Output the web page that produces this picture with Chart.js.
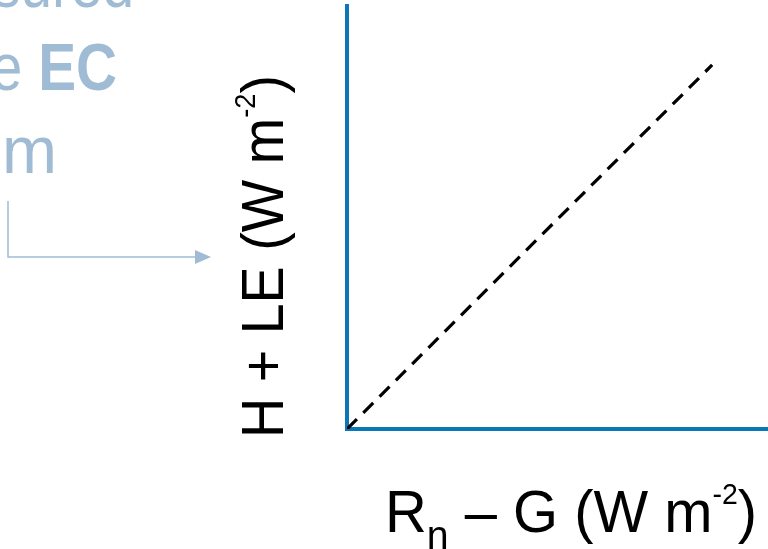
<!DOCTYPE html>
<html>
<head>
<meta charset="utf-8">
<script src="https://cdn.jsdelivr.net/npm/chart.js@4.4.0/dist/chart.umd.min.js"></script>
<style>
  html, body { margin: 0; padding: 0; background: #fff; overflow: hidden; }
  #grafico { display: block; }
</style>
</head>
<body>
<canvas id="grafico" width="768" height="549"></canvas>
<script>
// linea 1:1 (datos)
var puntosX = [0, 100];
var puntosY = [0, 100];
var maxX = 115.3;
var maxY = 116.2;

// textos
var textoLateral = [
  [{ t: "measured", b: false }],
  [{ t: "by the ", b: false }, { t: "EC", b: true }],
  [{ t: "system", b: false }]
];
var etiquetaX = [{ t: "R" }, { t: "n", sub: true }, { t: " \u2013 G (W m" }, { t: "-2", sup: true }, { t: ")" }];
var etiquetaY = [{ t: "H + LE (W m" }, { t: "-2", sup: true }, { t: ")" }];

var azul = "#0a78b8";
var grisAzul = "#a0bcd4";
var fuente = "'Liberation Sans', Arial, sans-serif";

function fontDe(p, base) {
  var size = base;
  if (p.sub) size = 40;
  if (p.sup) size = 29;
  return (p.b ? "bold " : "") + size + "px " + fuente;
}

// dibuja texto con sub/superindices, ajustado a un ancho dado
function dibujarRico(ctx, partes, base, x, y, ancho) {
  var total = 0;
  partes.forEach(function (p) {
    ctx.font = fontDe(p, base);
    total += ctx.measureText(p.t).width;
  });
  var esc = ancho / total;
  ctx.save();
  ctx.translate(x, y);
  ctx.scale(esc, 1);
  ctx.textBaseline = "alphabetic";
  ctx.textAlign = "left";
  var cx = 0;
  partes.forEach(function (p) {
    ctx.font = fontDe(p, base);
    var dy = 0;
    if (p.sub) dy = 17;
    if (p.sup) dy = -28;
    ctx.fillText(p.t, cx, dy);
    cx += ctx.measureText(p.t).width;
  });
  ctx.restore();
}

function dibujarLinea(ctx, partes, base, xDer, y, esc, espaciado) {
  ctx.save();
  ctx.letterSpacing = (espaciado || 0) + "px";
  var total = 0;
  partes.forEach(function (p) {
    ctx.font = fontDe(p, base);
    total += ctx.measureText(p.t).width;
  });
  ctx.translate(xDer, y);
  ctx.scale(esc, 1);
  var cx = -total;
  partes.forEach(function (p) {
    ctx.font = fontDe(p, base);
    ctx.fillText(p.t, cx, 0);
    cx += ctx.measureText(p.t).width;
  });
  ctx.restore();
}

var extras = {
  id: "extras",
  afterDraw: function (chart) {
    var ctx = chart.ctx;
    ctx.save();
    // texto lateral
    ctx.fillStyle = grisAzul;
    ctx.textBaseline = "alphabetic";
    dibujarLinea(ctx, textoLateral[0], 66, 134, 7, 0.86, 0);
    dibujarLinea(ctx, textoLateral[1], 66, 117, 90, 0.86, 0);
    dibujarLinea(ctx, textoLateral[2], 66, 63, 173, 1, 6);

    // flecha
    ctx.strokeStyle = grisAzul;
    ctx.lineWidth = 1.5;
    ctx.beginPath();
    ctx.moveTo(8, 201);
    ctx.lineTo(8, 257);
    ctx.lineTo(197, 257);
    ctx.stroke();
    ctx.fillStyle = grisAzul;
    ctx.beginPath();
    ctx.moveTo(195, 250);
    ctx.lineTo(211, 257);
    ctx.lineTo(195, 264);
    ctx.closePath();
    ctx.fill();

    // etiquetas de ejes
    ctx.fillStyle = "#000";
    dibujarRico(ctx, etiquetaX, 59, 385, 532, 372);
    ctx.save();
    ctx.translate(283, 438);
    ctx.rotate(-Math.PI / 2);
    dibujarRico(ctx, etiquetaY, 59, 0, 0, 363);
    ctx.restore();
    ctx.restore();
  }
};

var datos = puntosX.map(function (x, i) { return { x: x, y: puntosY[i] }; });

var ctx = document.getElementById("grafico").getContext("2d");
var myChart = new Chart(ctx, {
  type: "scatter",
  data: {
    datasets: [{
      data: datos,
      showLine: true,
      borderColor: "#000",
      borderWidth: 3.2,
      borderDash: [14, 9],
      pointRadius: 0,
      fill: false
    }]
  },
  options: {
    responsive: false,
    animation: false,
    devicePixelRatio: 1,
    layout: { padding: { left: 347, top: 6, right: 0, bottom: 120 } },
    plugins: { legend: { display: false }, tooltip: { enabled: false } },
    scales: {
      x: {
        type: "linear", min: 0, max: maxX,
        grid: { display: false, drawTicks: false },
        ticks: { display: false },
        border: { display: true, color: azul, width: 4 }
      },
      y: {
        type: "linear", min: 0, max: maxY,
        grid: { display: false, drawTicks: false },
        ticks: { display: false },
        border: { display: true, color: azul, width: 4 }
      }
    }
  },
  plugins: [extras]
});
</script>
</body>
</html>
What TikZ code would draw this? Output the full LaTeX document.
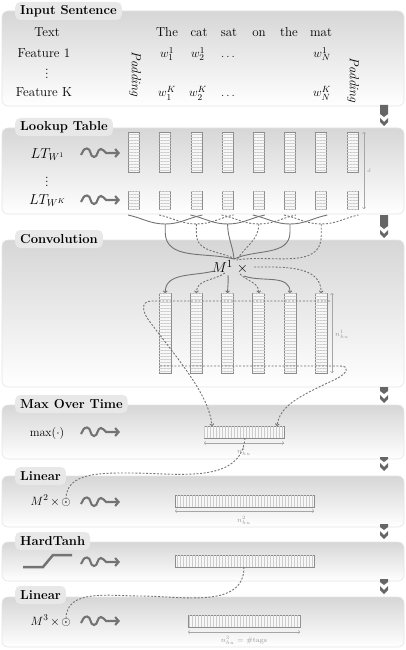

## SET TASK:
Copy every line above word for word and exclude the pictures.

## WRITTEN ANSWER:
Output the web page that produces this picture with Chart.js.
<!DOCTYPE html>
<html>
<head>
<meta charset="utf-8">
<script src="https://cdn.jsdelivr.net/npm/chart.js@4.4.0/dist/chart.umd.min.js"></script>
<style>
  html, body { margin: 0; padding: 0; background: #fff; overflow: hidden; }
  #grafico { display: block; }
</style>
</head>
<body>
<canvas id="grafico" width="768" height="549"></canvas>
<script>
// linea 1:1 (datos)
var puntosX = [0, 100];
var puntosY = [0, 100];
var maxX = 115.3;
var maxY = 116.2;

// textos
var textoLateral = [
  [{ t: "measured", b: false }],
  [{ t: "by the ", b: false }, { t: "EC", b: true }],
  [{ t: "system", b: false }]
];
var etiquetaX = [{ t: "R" }, { t: "n", sub: true }, { t: " \u2013 G (W m" }, { t: "-2", sup: true }, { t: ")" }];
var etiquetaY = [{ t: "H + LE (W m" }, { t: "-2", sup: true }, { t: ")" }];

var azul = "#0a78b8";
var grisAzul = "#a0bcd4";
var fuente = "'Liberation Sans', Arial, sans-serif";

function fontDe(p, base) {
  var size = base;
  if (p.sub) size = 40;
  if (p.sup) size = 29;
  return (p.b ? "bold " : "") + size + "px " + fuente;
}

// dibuja texto con sub/superindices, ajustado a un ancho dado
function dibujarRico(ctx, partes, base, x, y, ancho) {
  var total = 0;
  partes.forEach(function (p) {
    ctx.font = fontDe(p, base);
    total += ctx.measureText(p.t).width;
  });
  var esc = ancho / total;
  ctx.save();
  ctx.translate(x, y);
  ctx.scale(esc, 1);
  ctx.textBaseline = "alphabetic";
  ctx.textAlign = "left";
  var cx = 0;
  partes.forEach(function (p) {
    ctx.font = fontDe(p, base);
    var dy = 0;
    if (p.sub) dy = 17;
    if (p.sup) dy = -28;
    ctx.fillText(p.t, cx, dy);
    cx += ctx.measureText(p.t).width;
  });
  ctx.restore();
}

function dibujarLinea(ctx, partes, base, xDer, y, esc, espaciado) {
  ctx.save();
  ctx.letterSpacing = (espaciado || 0) + "px";
  var total = 0;
  partes.forEach(function (p) {
    ctx.font = fontDe(p, base);
    total += ctx.measureText(p.t).width;
  });
  ctx.translate(xDer, y);
  ctx.scale(esc, 1);
  var cx = -total;
  partes.forEach(function (p) {
    ctx.font = fontDe(p, base);
    ctx.fillText(p.t, cx, 0);
    cx += ctx.measureText(p.t).width;
  });
  ctx.restore();
}

var extras = {
  id: "extras",
  afterDraw: function (chart) {
    var ctx = chart.ctx;
    ctx.save();
    // texto lateral
    ctx.fillStyle = grisAzul;
    ctx.textBaseline = "alphabetic";
    dibujarLinea(ctx, textoLateral[0], 66, 134, 7, 0.86, 0);
    dibujarLinea(ctx, textoLateral[1], 66, 117, 90, 0.86, 0);
    dibujarLinea(ctx, textoLateral[2], 66, 63, 173, 1, 6);

    // flecha
    ctx.strokeStyle = grisAzul;
    ctx.lineWidth = 1.5;
    ctx.beginPath();
    ctx.moveTo(8, 201);
    ctx.lineTo(8, 257);
    ctx.lineTo(197, 257);
    ctx.stroke();
    ctx.fillStyle = grisAzul;
    ctx.beginPath();
    ctx.moveTo(195, 250);
    ctx.lineTo(211, 257);
    ctx.lineTo(195, 264);
    ctx.closePath();
    ctx.fill();

    // etiquetas de ejes
    ctx.fillStyle = "#000";
    dibujarRico(ctx, etiquetaX, 59, 385, 532, 372);
    ctx.save();
    ctx.translate(283, 438);
    ctx.rotate(-Math.PI / 2);
    dibujarRico(ctx, etiquetaY, 59, 0, 0, 363);
    ctx.restore();
    ctx.restore();
  }
};

var datos = puntosX.map(function (x, i) { return { x: x, y: puntosY[i] }; });

var ctx = document.getElementById("grafico").getContext("2d");
var myChart = new Chart(ctx, {
  type: "scatter",
  data: {
    datasets: [{
      data: datos,
      showLine: true,
      borderColor: "#000",
      borderWidth: 3.2,
      borderDash: [14, 9],
      pointRadius: 0,
      fill: false
    }]
  },
  options: {
    responsive: false,
    animation: false,
    devicePixelRatio: 1,
    layout: { padding: { left: 347, top: 6, right: 0, bottom: 120 } },
    plugins: { legend: { display: false }, tooltip: { enabled: false } },
    scales: {
      x: {
        type: "linear", min: 0, max: maxX,
        grid: { display: false, drawTicks: false },
        ticks: { display: false },
        border: { display: true, color: azul, width: 4 }
      },
      y: {
        type: "linear", min: 0, max: maxY,
        grid: { display: false, drawTicks: false },
        ticks: { display: false },
        border: { display: true, color: azul, width: 4 }
      }
    }
  },
  plugins: [extras]
});
</script>
</body>
</html>
What TikZ code would draw this? Output the full LaTeX document.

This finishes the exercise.